Power factor in Australian power calculations
How power factor changes kW, kVA, current and correction checks in Australian 230/400 V a.c. work.
What power factor describes
Power factor describes the relationship between real power and apparent power in an a.c. load. It connects kW, kVA, kVAr and current calculations.
In Australian 230/400 V a.c., 50 Hz work, power factor often appears when converting kW to current, comparing kW and kVA, checking generator or transformer loading, or estimating correction kVAr.
Why the value changes current and kVA
For a real-power relationship, PF = kW / kVA, kVA = kW / PF, and kW = kVA x PF. If a 10 kW load has a power factor of 0.80, the apparent power is 12.5 kVA. If the same 10 kW load has a power factor of 0.95, the apparent power is about 10.5 kVA.
That difference can flow into current. A low power factor can mean more apparent power and current for the same real-power load. The source of the power factor value therefore belongs beside the calculation, whether it comes from metering, nameplate data, a design assumption or a measured power factor.
For reactive-power reading, the angle is often represented with phi = arccos(PF), and kVAr = kW x tan phi. That relationship is useful for understanding the power triangle before using a correction estimate.

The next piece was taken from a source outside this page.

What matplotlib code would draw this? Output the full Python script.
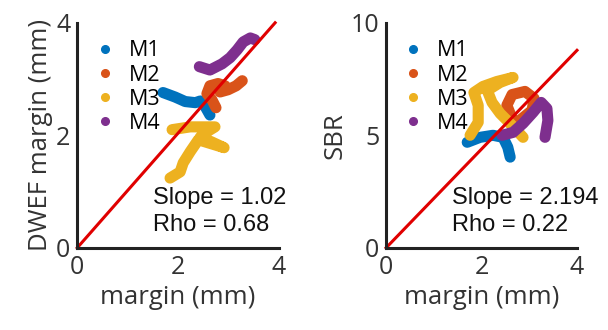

| Input | What it describes | Keep visible with |
|---|---|---|
| Measured power factor | Site or equipment value from a meter or analyser. | Measurement date, load condition and source. |
| Assumed power factor | Planning value used before verified data is available. | Reason for the assumption and calculator result. |
| Target power factor | Correction planning target entered for comparison. | Existing value, kW basis and review boundary. |
| Unity power factor | PF = 1.0 reading for a purely real-power example. | A note that the example may not match real equipment. |
Relationship examples
| Example | Relationship | Practical reading |
|---|---|---|
| 10 kW at PF 0.80 | 10 / 0.80 = 12.5 kVA. | Apparent power is higher than real power. |
| 10 kW at PF 0.95 | 10 / 0.95 = 10.5 kVA. | Apparent power is closer to real power. |
| Current conversion | Current uses voltage, phase and PF where kW is the input. | Keep 230 V or 400 V basis beside the value. |
| Correction estimate | Existing PF, target PF and kW basis are all needed. | The calculator estimates kVAr; it does not select equipment. |
For a project file, use measured power factor when available. Use an assumed value only when the assumption is labelled and reviewable.
Next checks
- If the task is kW to kVA conversion, keep kW and PF source together.
- If the task is current, enter voltage, phase arrangement and PF in the same check.
- If the task is correction, keep existing PF, target PF, kW basis and power-quality context together.
- If the result affects equipment selection, tariff discussion or installation work, use qualified review and current project requirements.
Boundaries
- This explanation does not select capacitor banks or equipment ratings.
- It does not replace metered data, utility conditions, product instructions or engineering review.
- It does not state that a correction target is suitable for every project.
- It does not turn a calculator result into a final compliance decision.